In this week’s issue… Western PA AMs sell – KDKA vet steps back – New FM on the Rock – Changes coming at ESPN NY, Townsquare Buffalo – Remembering WPLJ’s Banks, PA’s “Banana Joe,” NYC jazz legend Schaap, Binghamton’s Fionte
By SCOTT FYBUSH
Jump to: ME – NH – VT – MA – RI – CT – NY – NJ – PA – Canada
*In an era when station values are largely headed downward, there’s a transaction in western PENNSYLVANIA that’s moving very much in the opposite direction.
The St. Barnabas Health System, the senior home operator that bought Pittsburgh’s WJAS (1320) last year, is now expanding into nearby Beaver County with the purchase of WBVP (1230 Beaver Falls) and WMBA (1460 Ambridge) from Sound Ideas Media. Back in 2014, Sound Ideas bought the two AM stations from Iorio Broadcasting for $750,000, adding one translator at 99.3 to the stations’ full-service “Beaver County Radio” simulcast and obtaining a construction permit for a second translator.
So what’s it worth to St. Barnabas? Would you believe $2.33 million?
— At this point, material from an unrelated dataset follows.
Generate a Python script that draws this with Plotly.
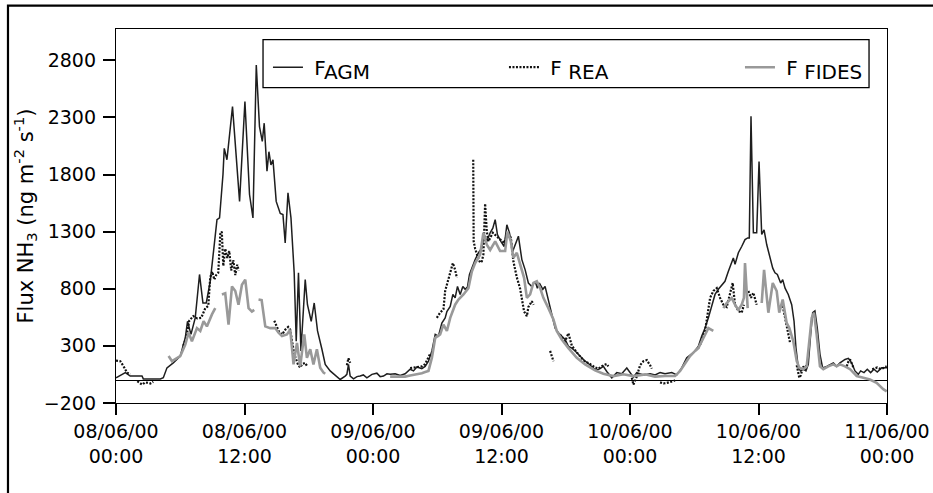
import pandas as pd
import plotly.graph_objects as go

START = pd.Timestamp("2000-06-08 00:00")

# ---------------- data (hours since 08/06/00 00:00, flux ng m-2 s-1) ----------------
agm_hours = [0.0, 0.87, 1.33, 2.43, 2.55, 4.14, 4.42, 4.76, 5.35, 6.00, 6.47, 6.68, 7.00, 7.40, 7.80,
             8.12, 8.43, 8.80, 9.11, 9.43, 9.67, 9.99, 10.11, 10.36, 10.88, 11.54, 12.04, 12.47, 12.79,
             13.10, 13.40, 13.66, 13.84, 14.10, 14.28, 14.47, 14.66, 14.96, 15.34, 15.59, 15.80, 16.06,
             16.34, 16.64, 16.83, 17.04, 17.27, 17.67, 17.88, 18.23, 18.51, 18.82, 19.23, 19.54, 20.00,
             20.63, 20.94, 21.40, 21.56, 21.71, 21.87, 22.18, 22.50, 22.80, 23.10, 23.43, 23.90, 24.36,
             24.67, 24.98, 25.30, 25.60, 26.07, 26.54, 27.00, 27.47, 27.78, 28.10, 28.56, 28.87, 29.18,
             29.50, 29.81, 30.11, 30.43, 30.74, 30.90, 31.21, 31.46, 31.67, 31.89, 32.14, 32.39, 32.61,
             32.82, 33.01, 33.32, 33.54, 33.85, 34.16, 34.38, 34.63, 34.94, 35.19, 35.41, 35.62, 35.94,
             36.25, 36.50, 36.74, 37.06, 37.27, 37.58, 37.90, 38.21, 38.51, 38.83, 39.14, 39.35, 39.54,
             39.86, 40.07, 40.38, 40.70, 41.01, 41.31, 41.63, 41.94, 42.25, 42.57, 42.87, 43.18, 43.50,
             43.81, 44.11, 44.43, 44.83, 45.21, 45.51, 45.83, 46.30, 46.77, 47.23, 47.70, 48.01, 48.32,
             48.63, 49.25, 49.88, 50.34, 50.81, 51.27, 51.90, 52.37, 52.83, 53.30, 53.92, 54.38, 54.70,
             55.01, 55.32, 55.63, 55.94, 56.25, 56.57, 56.87, 57.18, 57.50, 57.65, 57.81, 58.12, 58.43,
             58.74, 58.99, 59.14, 59.30, 59.52, 59.83, 60.05, 60.30, 60.52, 60.77, 61.08, 61.33, 61.54,
             61.76, 62.07, 62.26, 62.48, 62.78, 63.10, 63.32, 63.50, 63.72, 63.94, 64.18, 64.43, 64.65,
             64.87, 65.06, 65.27, 65.49, 65.74, 65.99, 66.37, 66.68, 66.99, 67.30, 67.61, 68.08, 68.39,
             68.70, 69.01, 69.32, 69.54, 69.85, 70.16, 70.47, 70.78, 71.09, 71.50, 72.00]
agm_flux = [20, 65, 35, 35, 10, 10, 20, 107, 150, 210, 370, 515, 400, 545, 925,
            675, 675, 865, 1130, 1405, 1420, 1800, 2030, 1930, 2395, 1565, 2440, 1625, 1420,
            2760, 2220, 2090, 2250, 1830, 2000, 1885, 1930, 1565, 1460, 1450, 1200, 1640,
            1420, 940, 340, 940, 255, 880, 660, 515, 675, 430, 270, 137, 80,
            35, 5, 35, 50, 137, 35, 10, 30, 35, 45, 20, 50, 60,
            30, 35, 55, 50, 55, 40, 55, 95, 80, 115, 100, 120, 165,
            255, 400, 385, 500, 545, 600, 645, 750, 720, 820, 750, 820, 795,
            815, 925, 1010, 1055, 1115, 1155, 1275, 1215, 1290, 1330, 1405, 1275, 1215,
            1170, 1360, 1290, 1130, 1185, 1260, 1055, 965, 850, 820, 865, 805, 850,
            795, 820, 705, 590, 455, 415, 385, 355, 295, 280, 255, 225, 195,
            165, 145, 120, 85, 100, 120, 75, 20, 65, 55, 105, 70, 25,
            65, 45, 55, 45, 65, 55, 65, 45, 107, 195, 240, 295, 385,
            455, 545, 660, 750, 795, 835, 865, 950, 1040, 1070, 1015, 1115, 1170,
            1230, 1245, 1245, 2310, 1290, 1290, 1915, 1275, 1315, 1185, 1070, 980, 940,
            925, 850, 880, 805, 750, 660, 515, 280, 107, 80, 95, 80, 137,
            400, 590, 605, 455, 225, 107, 120, 137, 150, 120, 150, 180, 190,
            150, 80, 50, 80, 65, 95, 65, 95, 70, 107, 107]

rea_hours = [
    [0.0, 0.40, 0.71, 1.03, 1.33],
    [1.99, 2.27, 2.43, 2.73, 3.20, 3.48],
    [6.28, 6.56, 6.84, 7.22, 7.59, 7.96, 8.34, 8.62, 8.80, 8.99, 9.18, 9.36, 9.55, 9.74, 9.88,
     10.02, 10.20, 10.39, 10.58, 10.76, 10.95, 11.14, 11.32, 11.46],
    [14.78, 14.96, 15.24, 15.52, 15.80, 16.08, 16.27, 16.46, 16.64, 16.83, 17.02, 17.20, 17.39, 17.67, 17.86],
    [21.56, 21.71, 21.87],
    [27.47, 27.78, 28.10, 28.56, 28.87, 29.18, 29.34],
    [29.96, 30.27, 30.58, 30.74, 30.90, 31.21, 31.46, 31.67, 31.83],
    [33.36, 33.40, 33.54, 33.70, 33.85, 34.01, 34.16, 34.31, 34.47, 34.63, 34.78, 35.19, 35.62, 36.25,
     36.50, 36.87, 37.11, 37.43, 37.74, 37.90, 38.11, 38.37, 38.51, 38.83, 39.00],
    [40.54, 40.70, 40.85],
    [41.47, 41.63, 41.94, 42.25, 42.57, 42.87, 43.18, 43.50, 43.81, 44.11, 44.43, 44.74, 45.05, 45.51, 45.83, 45.98],
    [48.17, 48.32, 48.63, 48.94, 49.25, 49.57, 49.88, 50.03],
    [50.81, 51.12, 51.43, 51.74, 52.05, 52.21],
    [54.38, 54.70, 55.01, 55.22, 55.48, 55.78, 56.10, 56.41, 56.72, 57.03, 57.34, 57.59, 57.81, 58.12, 58.43, 58.64],
    [59.05, 59.30, 59.52, 59.83],
    [62.26, 62.48, 62.63, 62.78, 62.94],
    [63.57, 63.72, 63.81, 63.94, 64.18, 64.34, 64.50],
    [68.24, 68.39, 68.55, 68.70, 68.86],
    [70.62, 70.78, 71.09, 71.34, 71.65, 71.97],
]
rea_flux = [
    [170, 165, 120, 65, 50],
    [-10, -30, -40, -20, -30, -15],
    [300, 370, 520, 560, 540, 545, 630, 650, 900, 950, 880, 920, 940, 1280, 1300,
     1000, 1150, 1070, 1130, 960, 1050, 920, 1010, 960],
    [520, 480, 420, 400, 440, 465, 440, 330, 230, 180, 130, 110, 140, 150, 120],
    [130, 190, 150],
    [105, 110, 115, 120, 140, 200, 230],
    [545, 590, 620, 780, 835, 940, 1025, 965, 895],
    [1930, 1215, 1150, 1100, 1060, 1030, 1040, 1100, 1545, 1300, 1215, 1290, 1250, 1200,
     1270, 1250, 1040, 900, 800, 720, 600, 560, 640, 690, 660],
    [255, 210, 165],
    [400, 370, 340, 410, 300, 260, 225, 190, 160, 150, 130, 110, 100, 130, 140, 120],
    [20, -40, 30, 130, 165, 175, 130, 100],
    [-20, -30, -25, -20, -10, 0],
    [280, 340, 430, 545, 720, 780, 805, 720, 660, 640, 750, 850, 660, 605, 590, 660],
    [780, 720, 765, 660],
    [650, 540, 470, 400, 330],
    [130, 60, 20, 40, 120, 90, 140],
    [120, 160, 180, 140, 110],
    [95, 100, 110, 100, 105, 120],
]

fides_hours = [
    [4.91, 5.23, 6.00, 6.47, 6.78, 7.09, 7.56, 7.87, 8.18, 8.49, 8.96, 9.27],
    [9.89, 10.20, 10.51, 10.83, 11.14, 11.44, 11.76, 12.07, 12.38, 12.69, 12.91],
    [13.31, 13.60, 13.94, 14.40, 14.87, 15.18, 15.50, 15.96, 16.27, 16.58, 16.90, 17.20, 17.58, 17.83,
     18.14, 18.44, 18.76, 19.07, 19.38, 19.54],
    [25.60, 26.07, 26.54, 27.00, 27.47, 27.78, 28.10, 28.56, 28.87, 29.18, 29.50, 29.81, 30.27, 30.58,
     30.90, 31.21, 31.67, 31.98, 32.45, 32.91, 33.23, 33.54, 34.01, 34.31, 34.63, 34.94, 35.41, 35.87,
     36.34, 36.55, 36.87, 37.11, 37.43, 37.74, 38.11, 38.37, 38.67, 38.98, 39.30, 39.61, 39.91, 40.38,
     40.85, 41.16, 41.63, 42.25, 43.03, 43.81, 44.74, 45.51, 46.45, 47.38, 47.85, 48.32, 49.41, 50.34,
     51.27, 52.21, 52.68, 53.14, 53.61, 54.08, 54.38, 54.70, 55.01, 55.32, 55.78],
    [56.72, 57.03, 57.50, 57.81, 58.12, 58.43, 58.64, 58.74, 58.99],
    [60.30, 60.52, 60.92, 61.33, 61.70, 61.94, 62.26, 62.63, 62.88, 63.25, 63.57, 63.81, 64.18, 64.50,
     64.97, 65.18, 65.43, 65.74, 66.05, 66.52, 66.99, 67.30, 67.61, 68.08, 68.55, 69.17, 69.79, 70.41,
     71.03, 71.34, 71.65, 71.97],
]
fides_flux = [
    [210, 165, 210, 310, 415, 340, 455, 430, 515, 470, 575, 630],
    [750, 760, 485, 820, 780, 660, 835, 880, 630, 600, 615],
    [705, 700, 470, 455, 455, 415, 385, 400, 440, 137, 325, 120, 400, 195, 270, 137, 270, 107, 65, 55],
    [30, 30, 35, 30, 40, 45, 50, 60, 70, 80, 195, 370, 400, 485, 430, 545, 660, 705, 750, 805, 950,
     1025, 1100, 1290, 1185, 1140, 1215, 1130, 1130, 1300, 1215, 1070, 1115, 1010, 895, 720, 750, 850,
     865, 805, 720, 630, 530, 430, 355, 280, 195, 137, 85, 55, 35, 50, 40, 35, 50, 30, 35, 35, 80, 150,
     210, 255, 280, 340, 400, 455, 430],
    [630, 675, 720, 660, 615, 660, 720, 1025, 630],
    [675, 965, 590, 850, 780, 590, 705, 500, 455, 340, 165, 107, 95, 120, 545, 590, 400, 120, 95, 120,
     137, 120, 137, 120, 95, 35, 20, 5, -25, -55, -80, -100],
]

series_names = ["\u00a0F<sub><span style='font-size:20px'>AGM</span></sub>",
                "\u00a0F <sub><span style='font-size:20px'>REA</span></sub>",
                "\u00a0F <sub><span style='font-size:20px'>FIDES</span></sub>"]
x_tick_hours = [0, 12, 24, 36, 48, 60, 72]
x_tick_labels = ["08/06/00<br>00:00", "08/06/00<br>12:00", "09/06/00<br>00:00", "09/06/00<br>12:00",
                 "10/06/00<br>00:00", "10/06/00<br>12:00", "11/06/00<br>00:00"]
y_ticks = [-200, 300, 800, 1300, 1800, 2300, 2800]
y_range = [-201, 3075]
y_title = "Flux NH<sub>3</sub> (ng m<sup>-2</sup> s<sup>-1</sup>)"


def to_time(h):
    return START + pd.Timedelta(hours=h)


def join_segments(hours_segs, flux_segs):
    xs, ys = [], []
    last = None
    for hs, fs in zip(hours_segs, flux_segs):
        if last is not None:
            xs.append(to_time((last + hs[0]) / 2))
            ys.append(None)
        xs.extend(to_time(h) for h in hs)
        ys.extend(fs)
        last = hs[-1]
    return xs, ys


rea_x, rea_y = join_segments(rea_hours, rea_flux)
fides_x, fides_y = join_segments(fides_hours, fides_flux)
agm_x = [to_time(h) for h in agm_hours]

FONT = "DejaVu Sans, Verdana, sans-serif"

fig = go.Figure()
fig.add_trace(go.Scatter(x=agm_x, y=agm_flux, mode="lines", name=series_names[0],
                         line=dict(color="#1e1e1e", width=1.5), legendwidth=191))
fig.add_trace(go.Scatter(x=rea_x, y=rea_y, mode="lines", name=series_names[1],
                         line=dict(color="#111111", width=2.2, dash="2px,1.5px"), legendwidth=191,
                         connectgaps=False))
fig.add_trace(go.Scatter(x=fides_x, y=fides_y, mode="lines", name=series_names[2],
                         line=dict(color="#999999", width=2.6), connectgaps=False))

fig.update_layout(
    width=933, height=493,
    margin=dict(l=116, r=46, t=29, b=90),
    paper_bgcolor="white", plot_bgcolor="white",
    font=dict(family=FONT, size=19, color="black"),
    showlegend=True,
    legend=dict(orientation="h", x=0.1971, y=0.9500, xanchor="left", yanchor="top",
                borderwidth=0, bgcolor="rgba(0,0,0,0)",
                font=dict(family=FONT, size=20, color="black"), itemwidth=30),
    xaxis=dict(type="date", range=[to_time(0), to_time(72)], automargin=False,
               tickvals=[to_time(h) for h in x_tick_hours], ticktext=x_tick_labels,
               ticks="outside", ticklen=11, tickwidth=2, tickcolor="black",
               showline=True, linecolor="black", linewidth=1.3, mirror=True,
               showgrid=False, zeroline=False,
               tickfont=dict(family=FONT, size=19, color="black")),
    yaxis=dict(range=y_range, tickvals=y_ticks, automargin=False,
               ticks="outside", ticklen=12, tickwidth=1.5, tickcolor="black",
               ticklabelstandoff=3,
               showline=True, linecolor="black", linewidth=1.3, mirror=True,
               showgrid=False, zeroline=True, zerolinecolor="black", zerolinewidth=1.2,
               tickfont=dict(family=FONT, size=19, color="black"),
               title=dict(text=y_title, font=dict(family=FONT, size=21, color="black"), standoff=4)),
    shapes=[
        # outer frame around the whole figure
        dict(type="rect", xref="paper", yref="paper", x0=-0.1401, x1=1.08, y0=-0.26, y1=1.0623,
             line=dict(color="black", width=2.2), fillcolor="rgba(0,0,0,0)"),
        # legend box
        dict(type="rect", xref="paper", yref="paper", x0=0.1907, x1=0.9767, y0=0.8431, y1=0.9714,
             line=dict(color="black", width=1.3), fillcolor="white", layer="above"),
    ],
)

fig.write_html("out.html")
Why so much? We can only speculate, of course – but Beaver is one of the three counties where St. Barnabas operates, it’s largely outside of the coverage area for WJAS itself, and its population tends to skew older, which makes the WBVP/WMBA audience attractive for a senior care system that wants to use its own talk radio stations to market itself.
We don’t know much yet about St. Barnabas’ plans for the Beaver County stations, though we’d expect them to eventually pick up much of the same syndicated lineup as WJAS, perhaps retaining some of their local morning talk and high school sports. Will the deal be worth it to St. Barnabas? If there’s any buyer who could justify paying so much for two signals serving a county of 160,000 people, St. Barnabas is probably that buyer – and only its internal marketing numbers will bear out whether the investment will generate enough of a new customer base to pay for itself. Whatever the case, it’s a reminder that non-traditional buyers like St. Barnabas or the LECOM medical school up the road in Erie are key to the future of small-town radio.